## DATASET CONTENT
-.-.-

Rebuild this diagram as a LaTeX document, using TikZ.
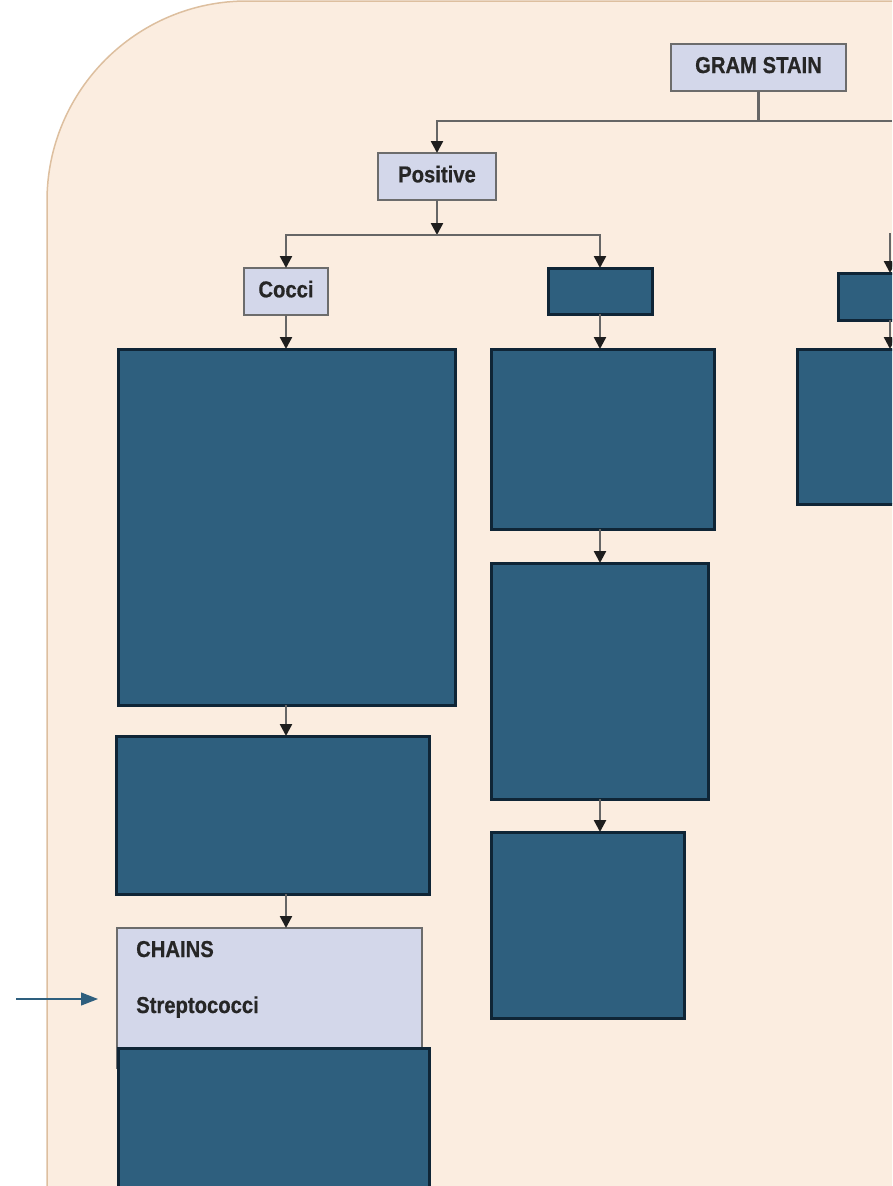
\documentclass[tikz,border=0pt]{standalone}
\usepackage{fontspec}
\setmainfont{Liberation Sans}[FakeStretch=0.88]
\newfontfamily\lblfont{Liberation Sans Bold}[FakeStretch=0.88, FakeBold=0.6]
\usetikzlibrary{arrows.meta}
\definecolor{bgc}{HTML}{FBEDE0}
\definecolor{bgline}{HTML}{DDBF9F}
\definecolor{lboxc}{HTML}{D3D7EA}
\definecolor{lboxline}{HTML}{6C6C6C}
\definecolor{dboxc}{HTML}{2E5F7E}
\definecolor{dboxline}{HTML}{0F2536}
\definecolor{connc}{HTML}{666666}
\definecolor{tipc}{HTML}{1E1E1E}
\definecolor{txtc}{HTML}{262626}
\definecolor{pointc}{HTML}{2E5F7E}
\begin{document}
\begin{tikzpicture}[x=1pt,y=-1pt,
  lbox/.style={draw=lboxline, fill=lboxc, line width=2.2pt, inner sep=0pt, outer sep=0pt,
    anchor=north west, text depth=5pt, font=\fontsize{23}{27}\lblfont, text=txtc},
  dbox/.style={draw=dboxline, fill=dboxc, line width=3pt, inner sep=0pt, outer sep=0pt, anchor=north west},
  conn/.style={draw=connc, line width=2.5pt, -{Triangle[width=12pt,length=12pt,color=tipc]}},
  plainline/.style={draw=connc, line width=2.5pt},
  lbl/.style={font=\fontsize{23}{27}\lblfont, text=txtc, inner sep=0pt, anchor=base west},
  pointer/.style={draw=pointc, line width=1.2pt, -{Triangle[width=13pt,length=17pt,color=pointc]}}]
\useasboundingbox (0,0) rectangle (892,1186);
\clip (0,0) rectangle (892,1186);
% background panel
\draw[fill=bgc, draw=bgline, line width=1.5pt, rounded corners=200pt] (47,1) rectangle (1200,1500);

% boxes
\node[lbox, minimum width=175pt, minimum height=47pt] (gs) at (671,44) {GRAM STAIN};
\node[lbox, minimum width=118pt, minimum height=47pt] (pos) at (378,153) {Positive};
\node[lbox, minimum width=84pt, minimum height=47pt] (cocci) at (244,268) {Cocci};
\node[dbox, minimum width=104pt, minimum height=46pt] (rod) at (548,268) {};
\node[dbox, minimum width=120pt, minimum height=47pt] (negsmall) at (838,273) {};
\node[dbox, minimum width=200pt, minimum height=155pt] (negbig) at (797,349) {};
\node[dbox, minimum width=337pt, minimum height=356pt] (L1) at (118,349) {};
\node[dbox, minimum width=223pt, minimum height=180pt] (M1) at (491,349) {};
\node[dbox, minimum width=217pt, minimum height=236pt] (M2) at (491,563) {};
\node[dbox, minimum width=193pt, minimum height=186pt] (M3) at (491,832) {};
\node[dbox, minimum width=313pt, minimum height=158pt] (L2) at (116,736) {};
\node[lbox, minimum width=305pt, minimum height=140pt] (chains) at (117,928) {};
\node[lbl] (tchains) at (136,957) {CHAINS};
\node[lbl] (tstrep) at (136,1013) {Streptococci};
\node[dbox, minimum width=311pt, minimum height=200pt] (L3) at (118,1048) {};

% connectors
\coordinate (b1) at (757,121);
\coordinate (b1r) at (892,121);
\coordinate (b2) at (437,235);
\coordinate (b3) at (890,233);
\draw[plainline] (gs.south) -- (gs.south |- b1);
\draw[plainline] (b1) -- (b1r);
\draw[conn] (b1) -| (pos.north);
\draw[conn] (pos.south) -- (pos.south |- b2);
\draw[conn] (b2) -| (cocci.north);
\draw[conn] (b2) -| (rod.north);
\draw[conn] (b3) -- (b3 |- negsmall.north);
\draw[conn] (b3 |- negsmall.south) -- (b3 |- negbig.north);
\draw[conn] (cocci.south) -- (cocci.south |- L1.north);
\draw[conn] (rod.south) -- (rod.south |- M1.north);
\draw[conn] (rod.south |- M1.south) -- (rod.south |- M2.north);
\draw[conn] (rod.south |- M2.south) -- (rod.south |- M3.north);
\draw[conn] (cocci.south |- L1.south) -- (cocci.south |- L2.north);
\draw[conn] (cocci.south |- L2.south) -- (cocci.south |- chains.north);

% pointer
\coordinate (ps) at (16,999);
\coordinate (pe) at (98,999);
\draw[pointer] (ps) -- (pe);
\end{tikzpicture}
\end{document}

-.-.-

Transcribe the whole listing exactly. Pictures stay out of your copy.

Rebuild this diagram as a LaTeX document, using TikZ.
\documentclass[tikz,border=0pt]{standalone}
\usepackage{fontspec}
\setmainfont{Liberation Sans}[FakeStretch=0.88]
\newfontfamily\lblfont{Liberation Sans Bold}[FakeStretch=0.88, FakeBold=0.6]
\usetikzlibrary{arrows.meta}
\definecolor{bgc}{HTML}{FBEDE0}
\definecolor{bgline}{HTML}{DDBF9F}
\definecolor{lboxc}{HTML}{D3D7EA}
\definecolor{lboxline}{HTML}{6C6C6C}
\definecolor{dboxc}{HTML}{2E5F7E}
\definecolor{dboxline}{HTML}{0F2536}
\definecolor{connc}{HTML}{666666}
\definecolor{tipc}{HTML}{1E1E1E}
\definecolor{txtc}{HTML}{262626}
\definecolor{pointc}{HTML}{2E5F7E}
\begin{document}
\begin{tikzpicture}[x=1pt,y=-1pt,
  lbox/.style={draw=lboxline, fill=lboxc, line width=2.2pt, inner sep=0pt, outer sep=0pt,
    anchor=north west, text depth=5pt, font=\fontsize{23}{27}\lblfont, text=txtc},
  dbox/.style={draw=dboxline, fill=dboxc, line width=3pt, inner sep=0pt, outer sep=0pt, anchor=north west},
  conn/.style={draw=connc, line width=2.5pt, -{Triangle[width=12pt,length=12pt,color=tipc]}},
  plainline/.style={draw=connc, line width=2.5pt},
  lbl/.style={font=\fontsize{23}{27}\lblfont, text=txtc, inner sep=0pt, anchor=base west},
  pointer/.style={draw=pointc, line width=1.2pt, -{Triangle[width=13pt,length=17pt,color=pointc]}}]
\useasboundingbox (0,0) rectangle (892,1186);
\clip (0,0) rectangle (892,1186);
% background panel
\draw[fill=bgc, draw=bgline, line width=1.5pt, rounded corners=200pt] (47,1) rectangle (1200,1500);

% boxes
\node[lbox, minimum width=175pt, minimum height=47pt] (gs) at (671,44) {GRAM STAIN};
\node[lbox, minimum width=118pt, minimum height=47pt] (pos) at (378,153) {Positive};
\node[lbox, minimum width=84pt, minimum height=47pt] (cocci) at (244,268) {Cocci};
\node[dbox, minimum width=104pt, minimum height=46pt] (rod) at (548,268) {};
\node[dbox, minimum width=120pt, minimum height=47pt] (negsmall) at (838,273) {};
\node[dbox, minimum width=200pt, minimum height=155pt] (negbig) at (797,349) {};
\node[dbox, minimum width=337pt, minimum height=356pt] (L1) at (118,349) {};
\node[dbox, minimum width=223pt, minimum height=180pt] (M1) at (491,349) {};
\node[dbox, minimum width=217pt, minimum height=236pt] (M2) at (491,563) {};
\node[dbox, minimum width=193pt, minimum height=186pt] (M3) at (491,832) {};
\node[dbox, minimum width=313pt, minimum height=158pt] (L2) at (116,736) {};
\node[lbox, minimum width=305pt, minimum height=140pt] (chains) at (117,928) {};
\node[lbl] (tchains) at (136,957) {CHAINS};
\node[lbl] (tstrep) at (136,1013) {Streptococci};
\node[dbox, minimum width=311pt, minimum height=200pt] (L3) at (118,1048) {};

% connectors
\coordinate (b1) at (757,121);
\coordinate (b1r) at (892,121);
\coordinate (b2) at (437,235);
\coordinate (b3) at (890,233);
\draw[plainline] (gs.south) -- (gs.south |- b1);
\draw[plainline] (b1) -- (b1r);
\draw[conn] (b1) -| (pos.north);
\draw[conn] (pos.south) -- (pos.south |- b2);
\draw[conn] (b2) -| (cocci.north);
\draw[conn] (b2) -| (rod.north);
\draw[conn] (b3) -- (b3 |- negsmall.north);
\draw[conn] (b3 |- negsmall.south) -- (b3 |- negbig.north);
\draw[conn] (cocci.south) -- (cocci.south |- L1.north);
\draw[conn] (rod.south) -- (rod.south |- M1.north);
\draw[conn] (rod.south |- M1.south) -- (rod.south |- M2.north);
\draw[conn] (rod.south |- M2.south) -- (rod.south |- M3.north);
\draw[conn] (cocci.south |- L1.south) -- (cocci.south |- L2.north);
\draw[conn] (cocci.south |- L2.south) -- (cocci.south |- chains.north);

% pointer
\coordinate (ps) at (16,999);
\coordinate (pe) at (98,999);
\draw[pointer] (ps) -- (pe);
\end{tikzpicture}
\end{document}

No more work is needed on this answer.